JPMorgan CEO Jamie Dimon has a history of negative and even hostile comments about bitcoin that gets lots of media attention, though the organization has a comprehensive blockchain strategy that includes JPM Coin, an interbank settlement product.
“Anyone who pays attention to this already knows that JPMorgan has made big bets in this area and is really at the vanguard, whether the CEO is aware of it or not,” said David Yermack, professor of finance at the New York University Stern School of Business.
The blue chip halo
Whenever a blue chip financial manager enters the digital asset industry – whether through retail investing products, custody or anything else – it creates a halo effect that makes the curious but skeptical investors more comfortable investing in digital assets.
JPMorgan’s product doesn’t give direct exposure to cryptocurrencies and the document filed by the bank warns that the basket’s performance may not be correlated with the price of a digital asset – though it’d be no accident if the stock of a company with a robust bitcoin business or with bitcoin on its balance sheet shot up on a day the price of bitcoin shot up.
It’s not the first and won’t be the last bank seeking to meet client demand for digital assets by giving indirect exposure. Earlier this year BlackRock added bitcoin futures to the derivatives that can be traded in two of its funds. More recently, Goldman Sachs has said it’s relaunching its digital asset trading desk and will start dealing bitcoin futures later this month.
JPMorgan’s new product is also similar to VanEck’s Digital Assets ETF. Like JPM’s basket, it would give investors exposure to bitcoin through traditional stocks.
VanEck’s ETF will hold equity in companies that generate at least 50% of revenues from digital assets, and differ from existing ETFs “by offering more pure exposure to picks and shovels technology businesses,” said Gabor Gurbacs, VanEck’s director of digital assets.
Better off buying bitcoin?
Investors purely seeking profit from digital assets would be better off buying bitcoin, Yermack said.
“You could go out and buy these stocks yourself, you don’t need JPMorgan to do it for you,” Yermack said. “The value is they are taking the trouble to do the research and if you’re completely ignorant of which companies are well-known operators in this space, you can just outsource that to JPMorgan.”

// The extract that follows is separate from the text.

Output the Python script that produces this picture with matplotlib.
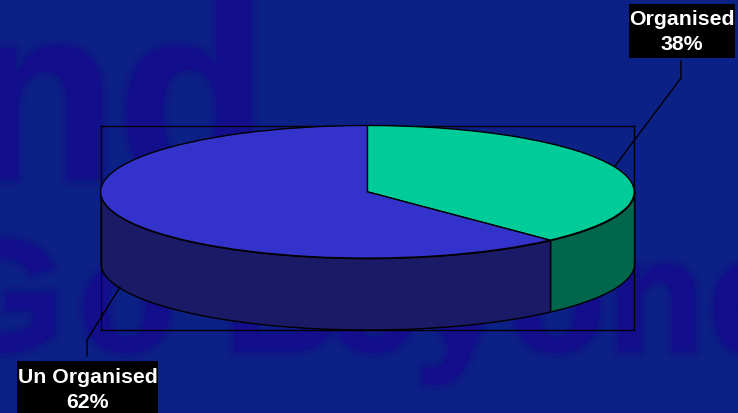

Still, Yermack said, it has the effect of bringing digital assets more into the mainstream for the general public.
Leah Wald, CEO at asset manager Valkyrie Investments, said it would make sense if JPMorgan enabled customers to buy bitcoin and ether through individual investment accounts down the line, especially since the US Office of the Comptroller of the Currency gave the green light to nationally chartered banks like Anchorage to custody crypto assets. Plus, the on-ramps into digital assets for retail and institutional investors have become stronger over the last few years.
“The smart money has been heading into digital assets, and when competitors begin to increasingly offer these services to their clients, JPMorgan’s smart money is likely to also head in that direction,” she said.
Making room for legacy banks
There will soon be more room for legacy banks to enter the digital asset business as the regulatory environment continues to evolve, Yermack said. For example, the Eliminate Barriers to Innovation Act of 2021, introduced yesterday by Reps. Patrick McHenry (R-N.C.) and Stephen Lynch (D-Mass.), would create a task force to revisit many of the rules for how digital assets are regulated. The outcome of that process could take a year to arrive at but could ultimately “open up the gates to firms not having to worry about a lot of regulatory pushback,” he said.
Yermack added that blockchain technology will also eventually “move backwards and take over the old market” for bonds, commodities and other products.
“It will become almost a second thought to offer crypto coins as assets alongside all the other blockchain markets that are likely to be created over the next five to 10 years,” he said.
A spokesperson for JPMorgan Chase declined to comment for this story.